— begin SOURCE EXCERPT —

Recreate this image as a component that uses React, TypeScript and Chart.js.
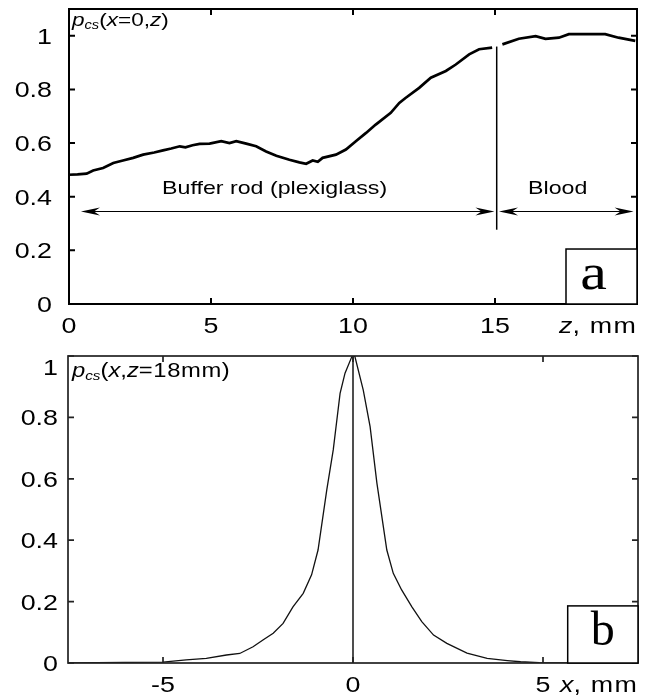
import React, { useEffect, useRef } from 'react';
import { Chart, registerables } from 'chart.js';

Chart.register(...registerables);

// ---------- Panel a: p_cs(x=0, z) ----------
const Z_BUFFER = [0, 0.3, 0.62, 0.85, 1.2, 1.56, 1.9, 2.26, 2.61, 3.0, 3.31, 3.6, 3.9, 4.1, 4.35, 4.6, 4.95, 5.36, 5.65, 5.89, 6.24, 6.59, 6.94, 7.3, 7.76, 8.11, 8.35, 8.58, 8.76, 8.93, 9.4, 9.75, 10.1, 10.46, 10.8, 11.33, 11.63, 11.86, 12.33, 12.74, 13.27, 13.62, 14.09, 14.44, 14.9];
const P_BUFFER = [0.482, 0.483, 0.486, 0.498, 0.507, 0.526, 0.535, 0.545, 0.557, 0.565, 0.573, 0.58, 0.588, 0.584, 0.592, 0.597, 0.598, 0.607, 0.6, 0.607, 0.598, 0.588, 0.569, 0.553, 0.538, 0.528, 0.523, 0.535, 0.53, 0.545, 0.557, 0.576, 0.607, 0.638, 0.669, 0.713, 0.75, 0.769, 0.806, 0.844, 0.869, 0.893, 0.931, 0.95, 0.956];
const Z_BLOOD = [15.26, 15.84, 16.43, 16.78, 17.25, 17.6, 18.18, 18.88, 19.35, 19.94];
const P_BLOOD = [0.968, 0.989, 0.999, 0.989, 0.993, 1.006, 1.006, 1.006, 0.993, 0.981];
const INTERFACE_Z = [15.06, 15.06];
const INTERFACE_P = [0.277, 0.96];
const Z_TICKS = [0, 5, 10, 15];
const P_TICKS_A = [0, 0.2, 0.4, 0.6, 0.8, 1];

// ---------- Panel b: p_cs(x, z=18mm) ----------
const X_MM = [-7.5, -6, -5, -4.39, -3.86, -3.33, -2.98, -2.63, -2.37, -2.1, -1.84, -1.58, -1.31, -1.09, -0.92, -0.69, -0.52, -0.34, -0.21, -0.03, 0, 0.05, 0.27, 0.45, 0.63, 0.89, 1.06, 1.28, 1.55, 1.81, 2.12, 2.47, 3.0, 3.53, 4.06, 4.41, 4.9, 6, 7.5];
const P_X = [0, 0.002, 0.003, 0.01, 0.015, 0.026, 0.031, 0.053, 0.075, 0.097, 0.129, 0.183, 0.227, 0.287, 0.368, 0.564, 0.694, 0.878, 0.944, 0.998, 1.0, 0.998, 0.889, 0.77, 0.585, 0.368, 0.292, 0.238, 0.183, 0.135, 0.091, 0.064, 0.032, 0.015, 0.008, 0.004, 0.001, 0, 0];
const CENTER_X = [0, 0];
const CENTER_P = [0, 1];
const X_TICKS = [-5, 0, 5];
const P_TICKS_B = [0, 0.2, 0.4, 0.6, 0.8, 1];

const SANS = "'Liberation Sans', Arial, Helvetica, sans-serif";
const SERIF = "'Liberation Serif', 'Times New Roman', serif";
const STRETCH = 1.22;

type Seg = { t: string; italic?: boolean; size: number; dy?: number; sp?: number };

function drawStr(ctx: CanvasRenderingContext2D, text: string, x: number, y: number, align: string, font: string, stretch: number, spacing = 0) {
  ctx.save();
  ctx.font = font;
  (ctx as any).letterSpacing = spacing + 'px';
  const w = ctx.measureText(text).width * stretch;
  const x0 = align === 'center' ? x - w / 2 : align === 'right' ? x - w : x;
  ctx.translate(x0, y);
  ctx.scale(stretch, 1);
  ctx.textAlign = 'left';
  ctx.textBaseline = 'alphabetic';
  ctx.fillText(text, 0, 0);
  ctx.restore();
  return w;
}

function segWidth(ctx: CanvasRenderingContext2D, segs: Seg[]) {
  let w = 0;
  for (const s of segs) {
    ctx.save();
    ctx.font = `${s.italic ? 'italic ' : ''}${s.size}px ${SANS}`;
    (ctx as any).letterSpacing = (s.sp || 0) + 'px';
    w += ctx.measureText(s.t).width * STRETCH;
    ctx.restore();
  }
  return w;
}

function drawSegs(ctx: CanvasRenderingContext2D, segs: Seg[], x: number, y: number) {
  let cx = x;
  for (const s of segs) {
    cx += drawStr(ctx, s.t, cx, y + (s.dy || 0), 'left', `${s.italic ? 'italic ' : ''}${s.size}px ${SANS}`, STRETCH, s.sp || 0);
  }
}

function arrowHead(ctx: CanvasRenderingContext2D, tipX: number, y: number, dir: number) {
  const L = 19, H = 4, N = 13;
  ctx.beginPath();
  ctx.moveTo(tipX, y);
  ctx.lineTo(tipX - dir * L, y - H);
  ctx.lineTo(tipX - dir * N, y);
  ctx.lineTo(tipX - dir * L, y + H);
  ctx.closePath();
  ctx.fill();
}

function doubleArrow(ctx: CanvasRenderingContext2D, x1: number, x2: number, y: number) {
  ctx.save();
  ctx.strokeStyle = '#000';
  ctx.fillStyle = '#000';
  ctx.lineWidth = 1.1;
  ctx.beginPath();
  ctx.moveTo(x1 + 6, y);
  ctx.lineTo(x2 - 6, y);
  ctx.stroke();
  arrowHead(ctx, x1, y, -1);
  arrowHead(ctx, x2, y, 1);
  ctx.restore();
}

type PanelCfg = {
  xTicks: number[];
  yTicks: number[];
  frameWidth: number;
  frameColor: string;
  yLabelGap: number;
  title: Seg[];
  titleDx: number;
  titleDy: number;
  axisTitle: Seg[];
  tag: string;
  tagFont: string;
  tagStretch: number;
  tagBaseline: number;
  tagDx: number;
  tagBox: { x0: number; x1: number; y1: number };
  extra?: (ctx: CanvasRenderingContext2D, chart: any) => void;
};

function panelPlugin(cfg: PanelCfg) {
  return {
    id: 'panelDecor',
    afterDatasetsDraw(chart: any) {
      const ctx: CanvasRenderingContext2D = chart.ctx;
      const a = chart.chartArea;
      const xs = chart.scales.x;
      const ys = chart.scales.y;
      ctx.save();
      ctx.fillStyle = '#000';
      ctx.strokeStyle = cfg.frameColor;
      ctx.lineWidth = cfg.frameWidth;
      // frame
      ctx.strokeRect(a.left, a.top, a.right - a.left, a.bottom - a.top);
      // inward ticks
      const TL = 6;
      ctx.beginPath();
      for (const v of cfg.xTicks) {
        const px = xs.getPixelForValue(v);
        ctx.moveTo(px, a.bottom); ctx.lineTo(px, a.bottom - TL);
        ctx.moveTo(px, a.top); ctx.lineTo(px, a.top + TL);
      }
      for (const v of cfg.yTicks) {
        const py = ys.getPixelForValue(v);
        ctx.moveTo(a.left, py); ctx.lineTo(a.left + TL, py);
        ctx.moveTo(a.right, py); ctx.lineTo(a.right - TL, py);
      }
      ctx.stroke();
      // tick labels
      const tickFont = `22px ${SANS}`;
      for (const v of cfg.xTicks) {
        drawStr(ctx, String(v), xs.getPixelForValue(v), a.bottom + 29, 'center', tickFont, STRETCH);
      }
      for (const v of cfg.yTicks) {
        const py = Math.max(ys.getPixelForValue(v) + 8, a.top + 19);
        drawStr(ctx, String(v), a.left - cfg.yLabelGap, py, 'right', tickFont, STRETCH);
      }
      // axis title
      const tw = segWidth(ctx, cfg.axisTitle);
      drawSegs(ctx, cfg.axisTitle, a.right - tw, a.bottom + 29);
      // panel title
      drawSegs(ctx, cfg.title, a.left + cfg.titleDx, a.top + cfg.titleDy);
      // tag box
      const bx0 = xs.getPixelForValue(cfg.tagBox.x0);
      const bx1 = xs.getPixelForValue(cfg.tagBox.x1);
      const by1 = ys.getPixelForValue(cfg.tagBox.y1);
      ctx.fillStyle = '#fff';
      ctx.fillRect(bx0, by1, bx1 - bx0, a.bottom - by1);
      ctx.strokeStyle = '#000';
      ctx.lineWidth = 1.5;
      ctx.strokeRect(bx0, by1, bx1 - bx0, a.bottom - by1);
      ctx.fillStyle = '#000';
      drawStr(ctx, cfg.tag, (bx0 + bx1) / 2 + cfg.tagDx, a.bottom - cfg.tagBaseline, 'center', cfg.tagFont, cfg.tagStretch);
      if (cfg.extra) cfg.extra(ctx, chart);
      ctx.restore();
    },
  };
}

function pts(xs: number[], ys: number[]) {
  return xs.map((x, i) => ({ x, y: ys[i] }));
}

function baseOptions(padding: any, xMin: number, xMax: number, yMax: number) {
  return {
    animation: false,
    responsive: false,
    events: [],
    layout: { padding },
    plugins: { legend: { display: false }, tooltip: { enabled: false } },
    scales: {
      x: { type: 'linear', min: xMin, max: xMax, display: false },
      y: { type: 'linear', min: 0, max: yMax, display: false },
    },
  };
}

export default function App() {
  const refA = useRef<HTMLCanvasElement>(null);
  const refB = useRef<HTMLCanvasElement>(null);

  useEffect(() => {
    const lineDs = (data: any[], w: number, color = '#000') => ({
      data, borderColor: color, borderWidth: w, pointRadius: 0, tension: 0, fill: false,
    });

    const chartA = new Chart(refA.current as HTMLCanvasElement, {
      type: 'line',
      data: {
        datasets: [
          lineDs(pts(Z_BUFFER, P_BUFFER), 2.7),
          lineDs(pts(Z_BLOOD, P_BLOOD), 2.7),
          lineDs(pts(INTERFACE_Z, INTERFACE_P), 1.5),
        ],
      },
      options: baseOptions({ left: 69, top: 9, right: 10, bottom: 36 }, 0, 20, 1.1) as any,
      plugins: [
        panelPlugin({
          xTicks: Z_TICKS,
          yTicks: P_TICKS_A,
          frameWidth: 2,
          frameColor: '#000',
          yLabelGap: 17,
          title: [
            { t: 'p', italic: true, size: 18.5 },
            { t: 'cs', italic: true, size: 12, dy: 3 },
            { t: '(', size: 18.5 },
            { t: 'x', italic: true, size: 18.5 },
            { t: '=0,', size: 18.5 },
            { t: 'z', italic: true, size: 18.5 },
            { t: ')', size: 18.5 },
          ],
          titleDx: 3,
          titleDy: 17,
          axisTitle: [
            { t: 'z', italic: true, size: 22 },
            { t: ', mm', size: 22, sp: 1 },
          ],
          tag: 'a',
          tagFont: `50px ${SERIF}`,
          tagStretch: 1.2,
          tagBaseline: 15,
          tagDx: -8,
          tagBox: { x0: 17.5, x1: 20, y1: 0.205 },
          extra: (ctx, chart) => {
            const xs = chart.scales.x;
            const ys = chart.scales.y;
            const yArrow = ys.getPixelForValue(0.345);
            doubleArrow(ctx, xs.getPixelForValue(0.42), xs.getPixelForValue(14.98), yArrow);
            doubleArrow(ctx, xs.getPixelForValue(15.14), xs.getPixelForValue(19.88), yArrow);
            const yText = ys.getPixelForValue(0.411);
            ctx.fillStyle = '#000';
            drawStr(ctx, 'Buffer rod (plexiglass)', xs.getPixelForValue(7.24), yText, 'center', `19px ${SANS}`, STRETCH);
            drawStr(ctx, 'Blood', xs.getPixelForValue(17.21), yText, 'center', `19px ${SANS}`, STRETCH);
          },
        }),
      ],
    } as any);

    const chartB = new Chart(refB.current as HTMLCanvasElement, {
      type: 'line',
      data: {
        datasets: [
          lineDs(pts(X_MM, P_X), 1.3, '#111'),
          lineDs(pts(CENTER_X, CENTER_P), 1.6, '#222'),
        ],
      },
      options: baseOptions({ left: 68, top: 16, right: 9, bottom: 35 }, -7.5, 7.5, 1) as any,
      plugins: [
        panelPlugin({
          xTicks: X_TICKS,
          yTicks: P_TICKS_B,
          frameWidth: 1.7,
          frameColor: '#222',
          yLabelGap: 10,
          title: [
            { t: 'p', italic: true, size: 19.5 },
            { t: 'cs', italic: true, size: 12.5, dy: 3 },
            { t: '(', size: 19.5 },
            { t: 'x', italic: true, size: 19.5 },
            { t: ',', size: 19.5 },
            { t: 'z', italic: true, size: 19.5 },
            { t: '=18mm)', size: 19.5, sp: 0.5 },
          ],
          titleDx: 4,
          titleDy: 21,
          axisTitle: [
            { t: 'x', italic: true, size: 22 },
            { t: ', mm', size: 22, sp: 1 },
          ],
          tag: 'b',
          tagFont: `48px ${SERIF}`,
          tagStretch: 1.0,
          tagBaseline: 18,
          tagDx: 0,
          tagBox: { x0: 5.65, x1: 7.5, y1: 0.186 },
        }),
      ],
    } as any);

    return () => {
      chartA.destroy();
      chartB.destroy();
    };
  }, []);

  return (
    <div style={{ position: 'absolute', left: 0, top: 0, width: 647, height: 698, background: '#fff' }}>
      <canvas ref={refA} width={647} height={340} style={{ position: 'absolute', left: 0, top: 0, width: 647, height: 340 }} />
      <canvas ref={refB} width={647} height={358} style={{ position: 'absolute', left: 0, top: 340, width: 647, height: 358 }} />
    </div>
  );
}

— end SOURCE EXCERPT —

■ **WHAT THE EXERCISE ASKS**:
Begin at the first line of the material and copy each line exactly through the one containing "Chart.register(...registerables);". Omit pictures.

■ **TASK RESPONSE**:
Recreate this image as a component that uses React, TypeScript and Chart.js.
import React, { useEffect, useRef } from 'react';
import { Chart, registerables } from 'chart.js';

Chart.register(...registerables);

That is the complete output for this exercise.